Records with drawing code:
===============

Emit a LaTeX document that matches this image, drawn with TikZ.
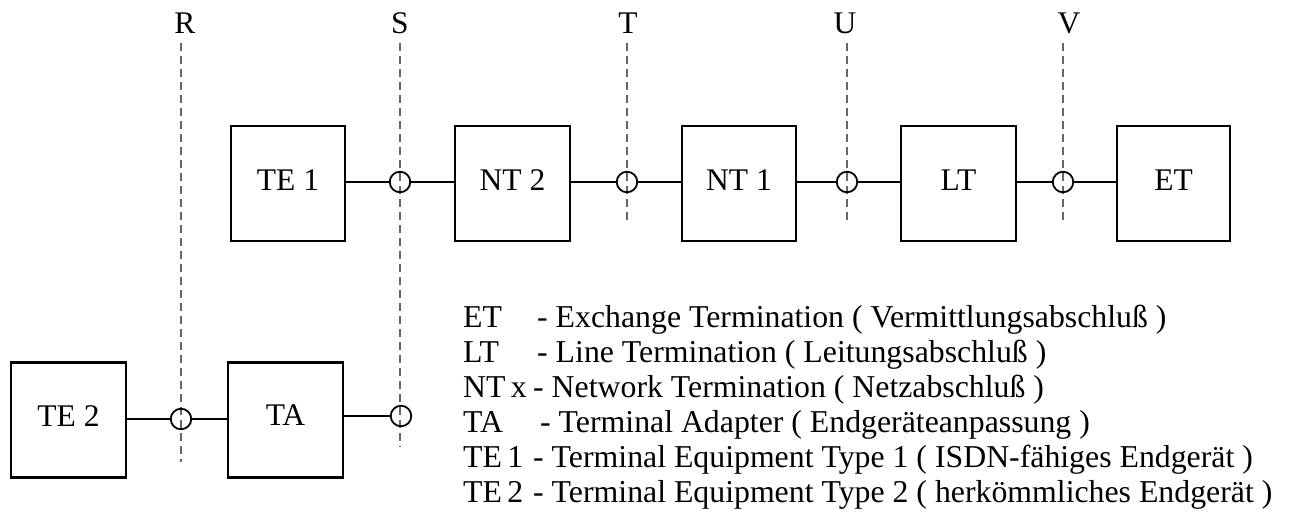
\documentclass[tikz,border=0pt]{standalone}
\usepackage{fontspec}
\setmainfont{Liberation Serif}
\begin{document}
\begin{tikzpicture}[x=1pt,y=-1pt,
  txt/.style={font=\fontsize{31.5}{36}\selectfont},
  blk/.style={draw, line width=2.5pt, inner sep=0pt, minimum height=115pt, text depth=7pt, txt},
  jn/.style={draw, circle, line width=1.8pt, inner sep=0pt, minimum size=20.5pt},
  conn/.style={line width=2pt},
  refline/.style={draw=black!60, line width=1.2pt, dash pattern=on 8pt off 5pt},
  reflab/.style={txt, inner sep=0pt},
  leg/.style={anchor=base west, inner sep=0pt, font=\fontsize{31.8}{36}\selectfont}]
\useasboundingbox (0,0) rectangle (1293,519);
% reference lines
\foreach \n/\x/\lx/\b in {R/181/185/462, S/400/400/447, T/627/628/220, U/847/845/220, V/1063/1069/220}{
  \coordinate (\n top) at (\x,43);
  \coordinate (\n bot) at (\x,\b);
  \node[reflab] (\n lab) at (\lx,23) {\n};
  \draw[refline] (\n top) -- (\n bot);
}
% top row
\node[blk, minimum width=114pt] (te1) at (288,183.5) {TE 1};
\node[blk, minimum width=115pt] (nt2) at (512.5,183.5) {NT 2};
\node[blk, minimum width=114pt] (nt1) at (739,183.5) {NT 1};
\node[blk, minimum width=115pt] (lt) at (958.5,183.5) {LT};
\node[blk, minimum width=113pt] (et) at (1173.5,183.5) {ET};
\node[jn] (cS) at (400,182) {};
\node[jn] (cT) at (627,182) {};
\node[jn] (cU) at (847,182) {};
\node[jn] (cV) at (1063,182) {};
\draw[conn] (te1.east |- cS) -- (cS);
\draw[conn] (cS) -- (nt2.west |- cS);
\draw[conn] (nt2.east |- cT) -- (cT);
\draw[conn] (cT) -- (nt1.west |- cT);
\draw[conn] (nt1.east |- cU) -- (cU);
\draw[conn] (cU) -- (lt.west |- cU);
\draw[conn] (lt.east |- cV) -- (cV);
\draw[conn] (cV) -- (et.west |- cV);
% bottom row
\node[blk, minimum width=115pt] (te2) at (68.5,420) {TE 2};
\node[blk, minimum width=115pt] (ta) at (285.5,420) {\raisebox{3pt}{TA}};
\node[jn] (cR) at (181,419) {};
\node[jn] (cS2) at (401,416) {};
\draw[conn] (te2.east |- cR) -- (cR);
\draw[conn] (cR) -- (ta.west |- cR);
\draw[conn] (ta.east |- cS2) -- (cS2);
% legend
\node[leg] (l1) at (463,327) {\makebox[74pt][l]{ET}- Exchange Termination ( Vermittlungsabschluß )};
\node[leg] (l2) at (463,362) {\makebox[74pt][l]{LT}- Line Termination ( Leitungsabschluß )};
\node[leg] (l3) at (463,397) {\makebox[70pt][l]{NT\,x}- Network Termination ( Netzabschluß )};
\node[leg] (l4) at (463,432) {\makebox[77pt][l]{TA}- Terminal Adapter ( Endgeräteanpassung )};
\node[leg] (l5) at (463,467) {\makebox[70pt][l]{TE\,1}- Terminal Equipment Type 1 ( ISDN-fähiges Endgerät )};
\node[leg] (l6) at (463,502) {\makebox[70pt][l]{TE\,2}- Terminal Equipment Type 2 ( herkömmliches Endgerät )};
\end{tikzpicture}
\end{document}
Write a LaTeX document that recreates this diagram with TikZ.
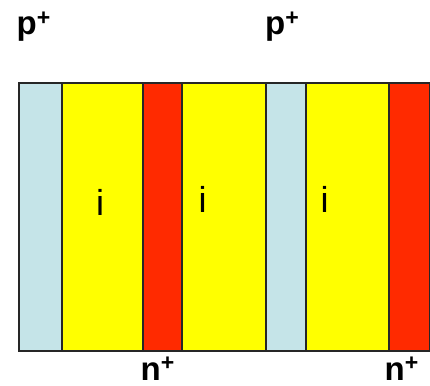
\documentclass[tikz,border=0pt]{standalone}
\usepackage{fontspec}
\setmainfont{Liberation Sans}
\begin{document}
\begin{tikzpicture}[x=1pt,y=-1pt,
  band/.style={draw=black!85,line width=1.3pt},
  lblue/.style={band,fill=cLB},
  yel/.style={band,fill=cY},
  rd/.style={band,fill=cR},
  lab/.style={font=\bfseries\fontsize{33}{33}\selectfont,inner sep=0pt,anchor=base west},
  ilab/.style={font=\fontsize{36}{36}\selectfont,inner sep=0pt,anchor=base}]
\definecolor{cLB}{RGB}{197,228,232}
\definecolor{cY}{RGB}{255,255,0}
\definecolor{cR}{RGB}{255,42,0}
\useasboundingbox (0,0) rectangle (430,385);
\path[lblue] (19,83) rectangle (62,351);
\path[yel] (62,83) rectangle (143,351);
\path[rd] (143,83) rectangle (182,351);
\path[yel] (182,83) rectangle (266,351);
\path[lblue] (266,83) rectangle (306,351);
\path[yel] (306,83) rectangle (389,351);
\path[rd] (389,83) rectangle (429.3,351);
\node[ilab] (i1) at (100,215) {i};
\node[ilab] (i2) at (202.5,212) {i};
\node[ilab] (i3) at (324.5,212) {i};
\node[lab] (p1) at (16.5,35) {p\textsuperscript{+}};
\node[lab] (p2) at (265,35) {p\textsuperscript{+}};
\node[lab] (n1) at (140.5,380) {n\textsuperscript{+}};
\node[lab] (n2) at (384.5,380) {n\textsuperscript{+}};
\end{tikzpicture}
\end{document}
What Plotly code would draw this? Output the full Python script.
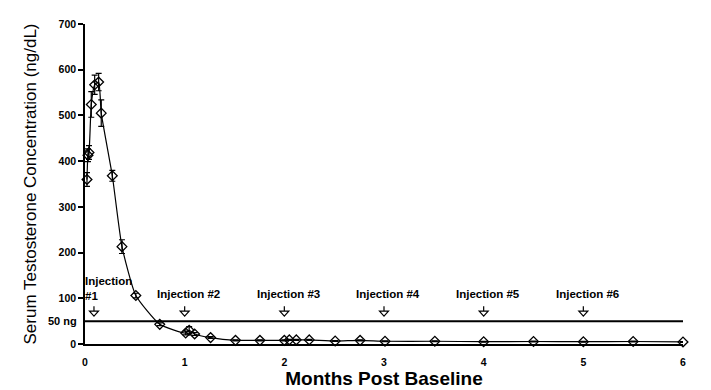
import plotly.graph_objects as go

months = [0.02, 0.03, 0.04, 0.063, 0.097, 0.137, 0.163, 0.274, 0.371, 0.51, 0.75,
          1.01, 1.045, 1.10, 1.26, 1.51, 1.755, 2.0, 2.05, 2.12, 2.25, 2.51, 2.76,
          3.01, 3.51, 4.0, 4.5, 5.0, 5.5, 6.0]
testosterone = [360, 413, 419, 524, 567, 573, 505, 368, 213, 106, 43,
                24, 30, 22, 14, 8, 8, 8, 9, 9, 9, 6.5, 8,
                6, 6, 5, 5.5, 5, 5.5, 4.5]
sem = [15, 14, 15, 28, 21, 19, 29, 12, 15, 5, 3,
       4, 8, 3, 2, 1, 1, 1, 1, 1, 1, 1, 1,
       1, 1, 1, 1, 1, 1, 1]

threshold = 50
injection_months = [0.09, 1, 2, 3, 4, 5]
injection_labels = ["Injection<br>#1", "Injection #2", "Injection #3",
                    "Injection #4", "Injection #5", "Injection #6"]
y_ticks = [0, 100, 200, 300, 400, 500, 600, 700]
x_ticks = [0, 1, 2, 3, 4, 5, 6]

FONT = "Liberation Sans"

fig = go.Figure()

fig.add_trace(go.Scatter(
    x=[0, 6], y=[threshold, threshold], mode="lines",
    line=dict(color="black", width=2), hoverinfo="skip", showlegend=False))

fig.add_trace(go.Scatter(
    x=months, y=testosterone, mode="lines+markers",
    line=dict(color="black", width=1.2, shape="spline", smoothing=0.5),
    marker=dict(symbol="diamond-open", size=7.5, color="black", line=dict(width=1.3)),
    error_y=dict(type="data", array=sem, visible=True, color="black",
                 thickness=1.2, width=3),
    cliponaxis=False, showlegend=False))

shapes = []
annotations = []
for xm, lab in zip(injection_months, injection_labels):
    shapes.append(dict(type="path", xref="x", yref="y", xsizemode="pixel", ysizemode="pixel",
                       xanchor=xm, yanchor=threshold,
                       path="M 0 15 L 0 10", line=dict(color="black", width=1.2)))
    shapes.append(dict(type="path", xref="x", yref="y", xsizemode="pixel", ysizemode="pixel",
                       xanchor=xm, yanchor=threshold,
                       path="M -4.5 10 L 4.5 10 L 0 5 Z", fillcolor="white",
                       line=dict(color="black", width=1.2)))
    if "<br>" in lab:
        annotations.append(dict(x=xm, y=threshold, xref="x", yref="y", text="<b>" + lab + "</b>",
                                showarrow=False, xanchor="left", yanchor="bottom", align="left",
                                xshift=-11, yshift=17, font=dict(family=FONT, size=11.5, color="black")))
    else:
        annotations.append(dict(x=xm, y=threshold, xref="x", yref="y", text="<b>" + lab + "</b>",
                                showarrow=False, xanchor="center", yanchor="bottom",
                                xshift=4, yshift=19, font=dict(family=FONT, size=11.5, color="black")))

annotations.append(dict(x=0, y=threshold, xref="paper", yref="y", text="<b>50 ng</b>",
                        showarrow=False, xanchor="right", yanchor="middle", xshift=-6,
                        font=dict(family=FONT, size=11, color="black")))

fig.update_layout(
    width=711, height=390,
    margin=dict(l=77, r=36, t=16, b=54),
    paper_bgcolor="white", plot_bgcolor="white",
    font=dict(family=FONT, color="black"),
    shapes=shapes, annotations=annotations,
    xaxis=dict(range=[0, 6], tickvals=x_ticks, ticktext=["<b>%d</b>" % v for v in x_ticks],
               showgrid=False, zeroline=False, showline=True, linecolor="black", linewidth=1.5,
               ticks="", ticklabelstandoff=8, tickfont=dict(family=FONT, size=10.5),
               automargin=False,
               title=dict(text="<b>Months Post Baseline</b>", font=dict(family=FONT, size=19),
                          standoff=1)),
    yaxis=dict(range=[0, 700], tickvals=y_ticks, ticktext=["<b>%d</b>" % v for v in y_ticks],
               showgrid=False, zeroline=False, showline=True, linecolor="black", linewidth=1.5,
               ticks="outside", ticklen=5, tickwidth=1.5, tickcolor="black",
               tickfont=dict(family=FONT, size=10.5), automargin=False,
               title=dict(text="Serum Testosterone Concentration (ng/dL)",
                          font=dict(family=FONT, size=17), standoff=18)),
)

fig.write_html("out.html")
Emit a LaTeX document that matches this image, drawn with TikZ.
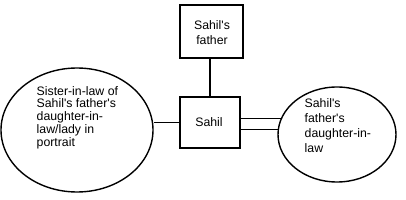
\documentclass[tikz,border=0pt]{standalone}
\usepackage{fontspec}
\setmainfont{Liberation Sans}
\usetikzlibrary{shapes.geometric}
\newcommand{\ap}{\textquotesingle}
\begin{document}
\begin{tikzpicture}[x=1pt,y=-1pt,line width=1.4pt,
  box/.style={draw,rectangle,inner sep=0pt},
  oval/.style={draw,ellipse,inner sep=0pt},
  txt/.style={align=left,inner sep=0pt,font=\fontsize{12.3}{#1}\selectfont},
  ctxt/.style={align=center,inner sep=0pt,font=\fontsize{12.3}{15}\selectfont}]
\useasboundingbox (0,0) rectangle (406,200);
\node[box,minimum width=63pt,minimum height=53pt] (father) at (211.5,31.5) {};
\node[ctxt] (fathert) at (212,32.5) {Sahil\ap s\\father};
\node[box,minimum width=60pt,minimum height=51pt] (sahil) at (210,122.5) {};
\node[ctxt] (sahilt) at (209,122.5) {Sahil};
\node[oval,minimum width=152pt,minimum height=124pt] (left) at (77,130) {};
\node[txt=12.7,anchor=west] (leftt) at (36,117.5) {Sister-in-law of\\Sahil\ap s father\ap s\\daughter-in-\\law/lady in\\portrait};
\node[oval,minimum width=118pt,minimum height=95pt] (right) at (337,134.5) {};
\node[txt=15,anchor=west] (rightt) at (304,125.5) {Sahil\ap s\\father\ap s\\daughter-in-\\law};
\draw (sahil.north) -- (sahil.north |- father.south);
\draw (sahil.west) -- (sahil.west -| left.east);
\draw (sahil.east |- right.164.5) -- (right.164.5);
\draw (sahil.east |- right.175) -- (right.175);
\end{tikzpicture}
\end{document}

===============

Exactly as they stand, quote the lines beginning with the one that contains "What Plotly code" and ending with the one that contains "import plotly.graph_objects as go", with no pictures.

What Plotly code would draw this? Output the full Python script.
import plotly.graph_objects as go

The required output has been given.